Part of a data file

%%

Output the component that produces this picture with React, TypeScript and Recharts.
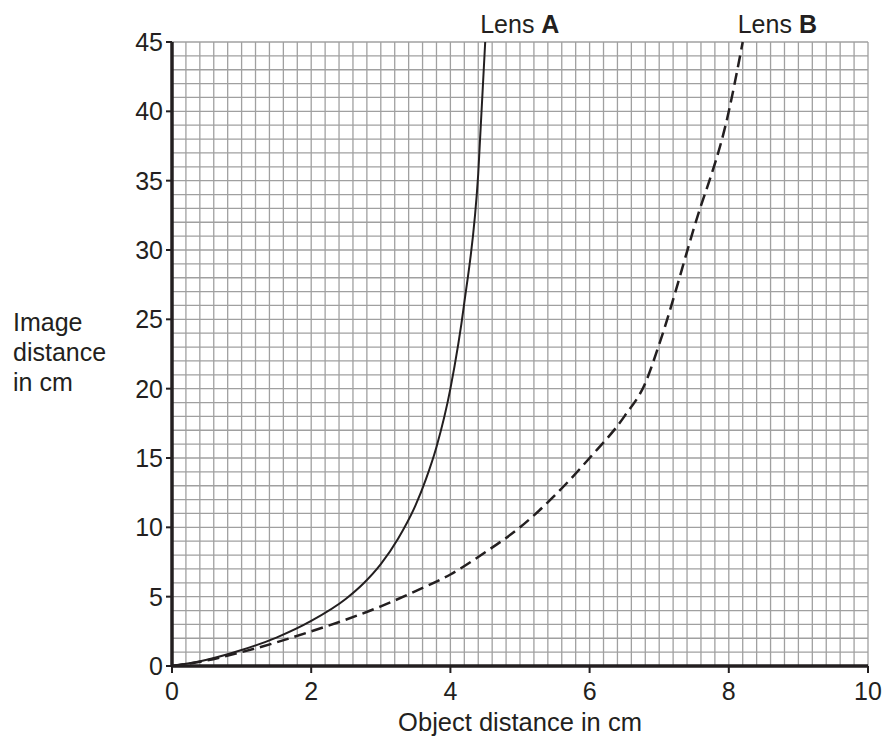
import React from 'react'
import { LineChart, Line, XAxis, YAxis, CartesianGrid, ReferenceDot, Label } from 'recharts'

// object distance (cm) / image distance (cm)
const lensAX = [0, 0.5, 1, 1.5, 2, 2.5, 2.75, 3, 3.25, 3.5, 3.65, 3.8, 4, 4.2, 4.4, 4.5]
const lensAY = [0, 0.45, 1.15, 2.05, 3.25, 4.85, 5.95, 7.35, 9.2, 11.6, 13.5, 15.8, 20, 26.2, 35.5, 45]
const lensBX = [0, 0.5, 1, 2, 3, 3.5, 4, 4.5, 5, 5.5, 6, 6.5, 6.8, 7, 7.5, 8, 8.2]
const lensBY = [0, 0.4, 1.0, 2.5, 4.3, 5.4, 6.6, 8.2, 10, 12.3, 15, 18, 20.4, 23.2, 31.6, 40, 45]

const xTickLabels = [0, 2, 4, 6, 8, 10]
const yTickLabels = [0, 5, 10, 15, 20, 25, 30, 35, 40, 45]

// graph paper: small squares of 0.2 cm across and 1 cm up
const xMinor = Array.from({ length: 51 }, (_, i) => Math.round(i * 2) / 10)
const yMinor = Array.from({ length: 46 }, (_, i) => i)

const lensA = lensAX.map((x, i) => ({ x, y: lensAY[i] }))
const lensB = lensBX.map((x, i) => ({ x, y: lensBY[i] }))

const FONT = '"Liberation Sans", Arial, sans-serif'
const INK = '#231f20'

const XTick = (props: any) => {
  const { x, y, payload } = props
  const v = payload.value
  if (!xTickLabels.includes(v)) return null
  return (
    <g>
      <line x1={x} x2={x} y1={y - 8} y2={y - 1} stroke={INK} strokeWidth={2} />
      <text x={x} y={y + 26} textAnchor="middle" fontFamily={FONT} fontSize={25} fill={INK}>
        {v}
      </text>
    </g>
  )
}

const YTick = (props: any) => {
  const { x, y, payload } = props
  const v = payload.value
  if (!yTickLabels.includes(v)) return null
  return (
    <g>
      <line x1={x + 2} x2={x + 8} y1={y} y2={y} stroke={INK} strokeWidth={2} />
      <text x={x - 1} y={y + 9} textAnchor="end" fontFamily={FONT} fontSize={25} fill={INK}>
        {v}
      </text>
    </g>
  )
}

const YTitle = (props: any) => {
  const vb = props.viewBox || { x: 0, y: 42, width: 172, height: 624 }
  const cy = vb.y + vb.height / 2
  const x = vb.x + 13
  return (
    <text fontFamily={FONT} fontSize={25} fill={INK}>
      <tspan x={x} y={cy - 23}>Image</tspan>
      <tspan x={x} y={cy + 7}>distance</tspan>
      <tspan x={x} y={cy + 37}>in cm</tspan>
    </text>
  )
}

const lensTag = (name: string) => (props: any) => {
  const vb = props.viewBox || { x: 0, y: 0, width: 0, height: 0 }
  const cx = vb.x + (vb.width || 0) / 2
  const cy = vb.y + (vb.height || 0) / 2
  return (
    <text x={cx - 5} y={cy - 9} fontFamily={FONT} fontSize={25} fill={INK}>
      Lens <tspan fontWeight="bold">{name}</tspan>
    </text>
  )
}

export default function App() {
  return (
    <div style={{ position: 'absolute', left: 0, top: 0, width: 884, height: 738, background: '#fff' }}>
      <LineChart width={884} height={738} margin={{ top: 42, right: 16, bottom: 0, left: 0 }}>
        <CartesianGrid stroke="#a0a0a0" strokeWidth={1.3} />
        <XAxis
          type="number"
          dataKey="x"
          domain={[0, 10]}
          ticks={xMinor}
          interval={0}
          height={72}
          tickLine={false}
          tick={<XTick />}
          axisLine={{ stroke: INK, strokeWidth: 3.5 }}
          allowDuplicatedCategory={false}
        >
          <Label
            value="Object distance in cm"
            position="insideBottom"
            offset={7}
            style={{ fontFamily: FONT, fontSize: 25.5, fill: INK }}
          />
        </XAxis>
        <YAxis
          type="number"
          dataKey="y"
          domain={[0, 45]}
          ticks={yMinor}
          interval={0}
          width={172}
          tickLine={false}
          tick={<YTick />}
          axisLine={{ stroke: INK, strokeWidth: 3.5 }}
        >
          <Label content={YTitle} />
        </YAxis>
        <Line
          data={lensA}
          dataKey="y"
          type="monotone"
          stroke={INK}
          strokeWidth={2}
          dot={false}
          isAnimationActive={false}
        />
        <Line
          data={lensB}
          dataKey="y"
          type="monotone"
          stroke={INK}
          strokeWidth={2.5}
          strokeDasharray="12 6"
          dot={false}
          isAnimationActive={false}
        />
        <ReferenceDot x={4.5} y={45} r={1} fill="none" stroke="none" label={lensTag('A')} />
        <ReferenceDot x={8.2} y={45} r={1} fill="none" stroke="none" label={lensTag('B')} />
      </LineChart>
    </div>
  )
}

%%
%%

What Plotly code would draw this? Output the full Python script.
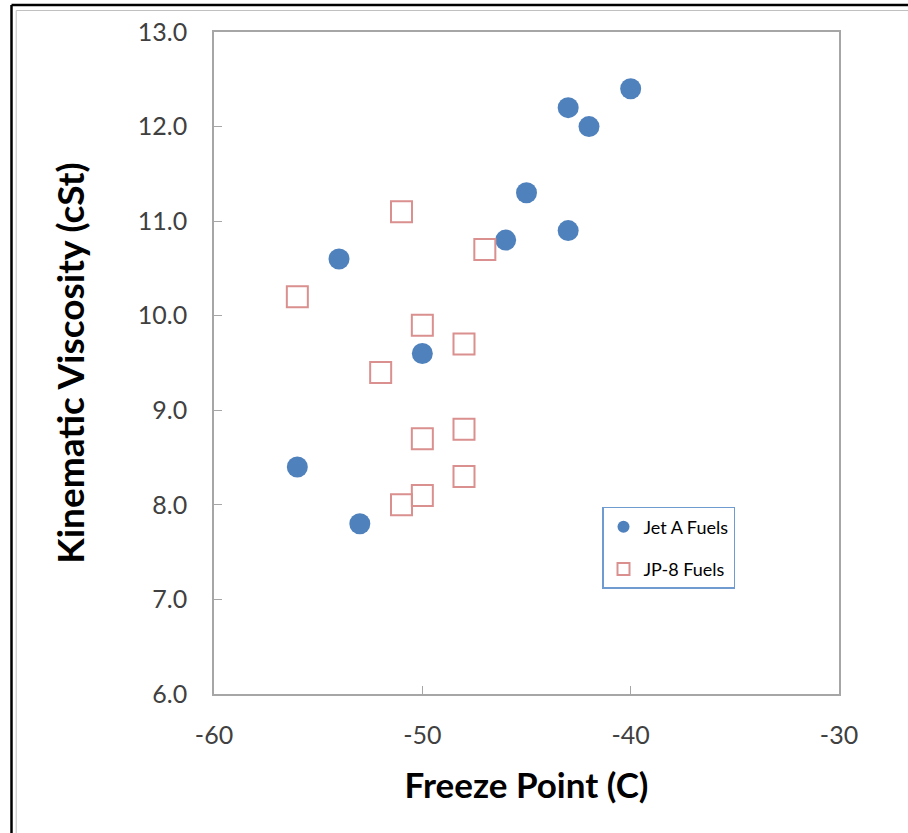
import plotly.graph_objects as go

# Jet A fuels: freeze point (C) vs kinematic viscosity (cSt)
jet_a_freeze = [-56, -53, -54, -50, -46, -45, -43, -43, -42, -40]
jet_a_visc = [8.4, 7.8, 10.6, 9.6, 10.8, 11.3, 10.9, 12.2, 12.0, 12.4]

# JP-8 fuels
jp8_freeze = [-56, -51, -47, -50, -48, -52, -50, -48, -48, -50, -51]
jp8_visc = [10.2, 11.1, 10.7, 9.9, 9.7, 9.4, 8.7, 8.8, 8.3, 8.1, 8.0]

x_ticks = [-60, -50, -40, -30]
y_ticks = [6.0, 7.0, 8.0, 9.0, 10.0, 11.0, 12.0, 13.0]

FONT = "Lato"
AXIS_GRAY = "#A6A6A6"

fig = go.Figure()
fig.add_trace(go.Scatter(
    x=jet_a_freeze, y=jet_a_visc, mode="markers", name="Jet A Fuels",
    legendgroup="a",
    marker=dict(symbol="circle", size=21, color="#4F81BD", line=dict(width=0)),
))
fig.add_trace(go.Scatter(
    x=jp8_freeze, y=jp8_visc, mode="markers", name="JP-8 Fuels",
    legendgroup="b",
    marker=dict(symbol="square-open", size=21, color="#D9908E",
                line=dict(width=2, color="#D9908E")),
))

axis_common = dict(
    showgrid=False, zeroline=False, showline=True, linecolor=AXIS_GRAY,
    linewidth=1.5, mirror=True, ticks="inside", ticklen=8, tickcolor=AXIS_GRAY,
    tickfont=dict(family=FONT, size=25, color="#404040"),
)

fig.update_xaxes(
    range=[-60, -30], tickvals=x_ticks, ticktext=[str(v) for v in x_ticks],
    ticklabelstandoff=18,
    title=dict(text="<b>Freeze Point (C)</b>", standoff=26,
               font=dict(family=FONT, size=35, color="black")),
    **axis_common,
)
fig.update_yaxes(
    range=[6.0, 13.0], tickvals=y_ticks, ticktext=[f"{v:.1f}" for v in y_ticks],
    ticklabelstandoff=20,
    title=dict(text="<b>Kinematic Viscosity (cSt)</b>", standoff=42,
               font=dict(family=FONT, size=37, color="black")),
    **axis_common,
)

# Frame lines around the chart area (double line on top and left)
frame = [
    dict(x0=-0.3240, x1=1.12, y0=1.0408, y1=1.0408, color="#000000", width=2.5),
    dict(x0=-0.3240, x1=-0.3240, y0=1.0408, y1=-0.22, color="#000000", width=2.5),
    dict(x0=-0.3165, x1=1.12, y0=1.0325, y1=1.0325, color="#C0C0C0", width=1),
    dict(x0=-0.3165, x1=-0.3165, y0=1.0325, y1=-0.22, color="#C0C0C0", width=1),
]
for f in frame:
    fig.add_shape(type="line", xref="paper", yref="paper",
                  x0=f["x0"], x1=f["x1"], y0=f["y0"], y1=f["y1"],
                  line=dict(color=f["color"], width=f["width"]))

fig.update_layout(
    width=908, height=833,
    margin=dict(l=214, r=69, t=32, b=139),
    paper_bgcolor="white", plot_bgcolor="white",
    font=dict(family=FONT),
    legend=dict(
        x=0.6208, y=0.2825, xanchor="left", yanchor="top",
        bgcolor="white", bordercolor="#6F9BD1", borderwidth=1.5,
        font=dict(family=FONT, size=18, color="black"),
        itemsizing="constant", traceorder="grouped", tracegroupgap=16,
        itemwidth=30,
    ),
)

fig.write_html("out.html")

%%

EXERCISE TASK
Of the lines above, quote exactly those from the one with "What Plotly code" through the one with "12.2, 12.0, 12.4]", ends included; pictures stay out.

ANSWER TO THIS EXERCISE
What Plotly code would draw this? Output the full Python script.
import plotly.graph_objects as go

# Jet A fuels: freeze point (C) vs kinematic viscosity (cSt)
jet_a_freeze = [-56, -53, -54, -50, -46, -45, -43, -43, -42, -40]
jet_a_visc = [8.4, 7.8, 10.6, 9.6, 10.8, 11.3, 10.9, 12.2, 12.0, 12.4]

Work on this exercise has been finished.